Now, we've had some 100 years of experience with VTs. I highly doubt that there is something radically new and undiscovered just waiting out there. As for maintaining a plate voltage to screen voltage ratio that's porportional to the ratios of cathode to element spacing, the suggested Q-Point for the least THD operation of the 807/6L6 defies this:
Vpk= 365Vdc
Vsgk= 270Vdc
Rl= 6K6 (P-2-P)
THD= 1.8% (which is spot-on, as that's very close to what I actually measured with a pair of PP 807s)

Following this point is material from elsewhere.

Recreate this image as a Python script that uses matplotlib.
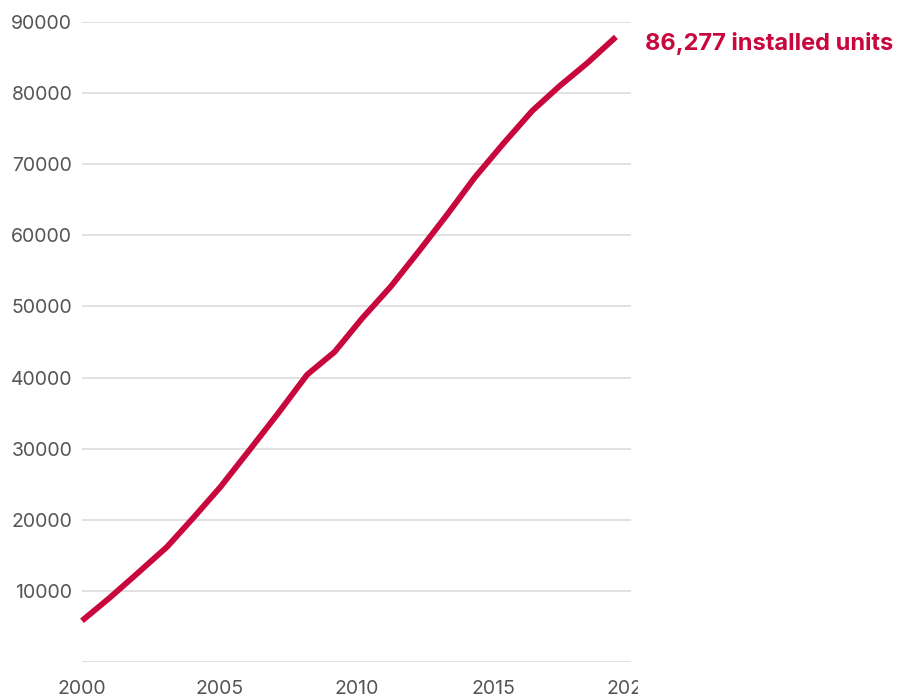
import matplotlib
matplotlib.use("Agg")
import matplotlib.pyplot as plt
from matplotlib.transforms import Bbox, TransformedBbox

# Installed units over time
years = [2000, 2001.0, 2002.0, 2003.1, 2004.05, 2005.05, 2006.1, 2007.15, 2008.2,
         2009.2, 2010.2, 2011.25, 2012.3, 2013.3, 2014.3, 2015.35, 2016.4,
         2017.4, 2018.4, 2019.45]
units = [5800, 9000, 12400, 16200, 20250, 24650, 29800, 35000, 40400,
         43600, 48300, 52800, 57900, 62900, 68100, 72900, 77500,
         81000, 84200, 87900]

x_ticks = [2000, 2005, 2010, 2015, 2020]
y_ticks = [0, 10000, 20000, 30000, 40000, 50000, 60000, 70000, 80000, 90000]
y_labels = [""] + [str(v) for v in y_ticks[1:]]
label = "86,277 installed units"

red = "#c8073d"
grey = "#555555"
font = ["Inter", "DejaVu Sans"]

fig = plt.figure(figsize=(9.01, 6.99), dpi=100)
ax = fig.add_axes([82 / 901, 1 - 662 / 699, (631 - 82) / 901, (662 - 22) / 699])

ax.plot(years, units, color=red, lw=4.2, solid_capstyle="butt", solid_joinstyle="round",
        clip_on=False, zorder=3)

ax.set_xlim(2000, 2020)
ax.set_ylim(0, 90000)
ax.set_xticks(x_ticks)
ax.set_xticklabels([str(v) for v in x_ticks])
ax.set_yticks(y_ticks)
ax.set_yticklabels(y_labels)

ax.grid(axis="y", color="#dcdcdc", lw=1.2)
ax.grid(axis="x", visible=False)
ax.set_axisbelow(True)
for s in ax.spines.values():
    s.set_visible(False)
ax.tick_params(axis="both", length=0, labelcolor=grey, labelsize=14)
ax.tick_params(axis="x", pad=13)
ax.tick_params(axis="y", pad=7)
for t in ax.get_xticklabels() + ax.get_yticklabels():
    t.set_fontfamily(font)

ax.annotate(label, xy=(years[-1], units[-1]), xytext=(21, -4.5),
            textcoords="offset points", ha="left", va="center",
            color=red, fontsize=17, fontweight="bold",
            fontfamily=font, annotation_clip=False)

# the last year label is cut off in the original
fig.canvas.draw()
last = ax.xaxis.get_major_ticks()[-1].label1
last.set_clip_box(TransformedBbox(Bbox([[0, 0], [638 / 901, 1]]), fig.transFigure))
last.set_clip_on(True)

fig.savefig("out.png", dpi=100, facecolor="white")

270/365= ~74%, and he claims that the spacing ratio is closer to 50%. You also have a whole boat load of audio power finals where the screen and plate are suggested to operate at the same voltage: 6V6, 6AQ5, 50C5, 50L6, 6CU5, etc. The 6V6 & Co. are some of the best sounding VTs going. Of course, sometimes you can do better if you get that screen voltage down. Busting the specs a bit, and running at Vpk= 150Vdc -- 180Vdc, and getting Vsgk down to 90Vdc will improve the linearity of a 50C5 considerably. Given that the 50C5 is most frequently operated off a transformerless power supply connected directly to the AC mains, it's not surprising that the Q-Point for max audio power under those conditions isn't the same as that for least THD.
Here he claims:
| quote: |
Another and previously unpublished option to creating an operating environment where the Screen Grids will be at a DC potential sufficiently high enough to attract and accelerate electrons towards the Plates but, to maximise power output, not to collect and divert them to earth through the B+ supply, is the humble silicon diode semi-conductor rectifier.
By inserting a standard half-wave silicon rectifier diode in series with the Grid Stopper resistor, an electronic control circuit is created whereby the Screen Grid will be able to be energised at DC potential attracting and accelerating electrons towards the Plate - still electrostatically controlling current flow in the normal way - but blocking the flow of AC current from the Screen Grid back to the DC source - ie "one way traffic"
|
It's been tried and what it mainly does is poof VTs.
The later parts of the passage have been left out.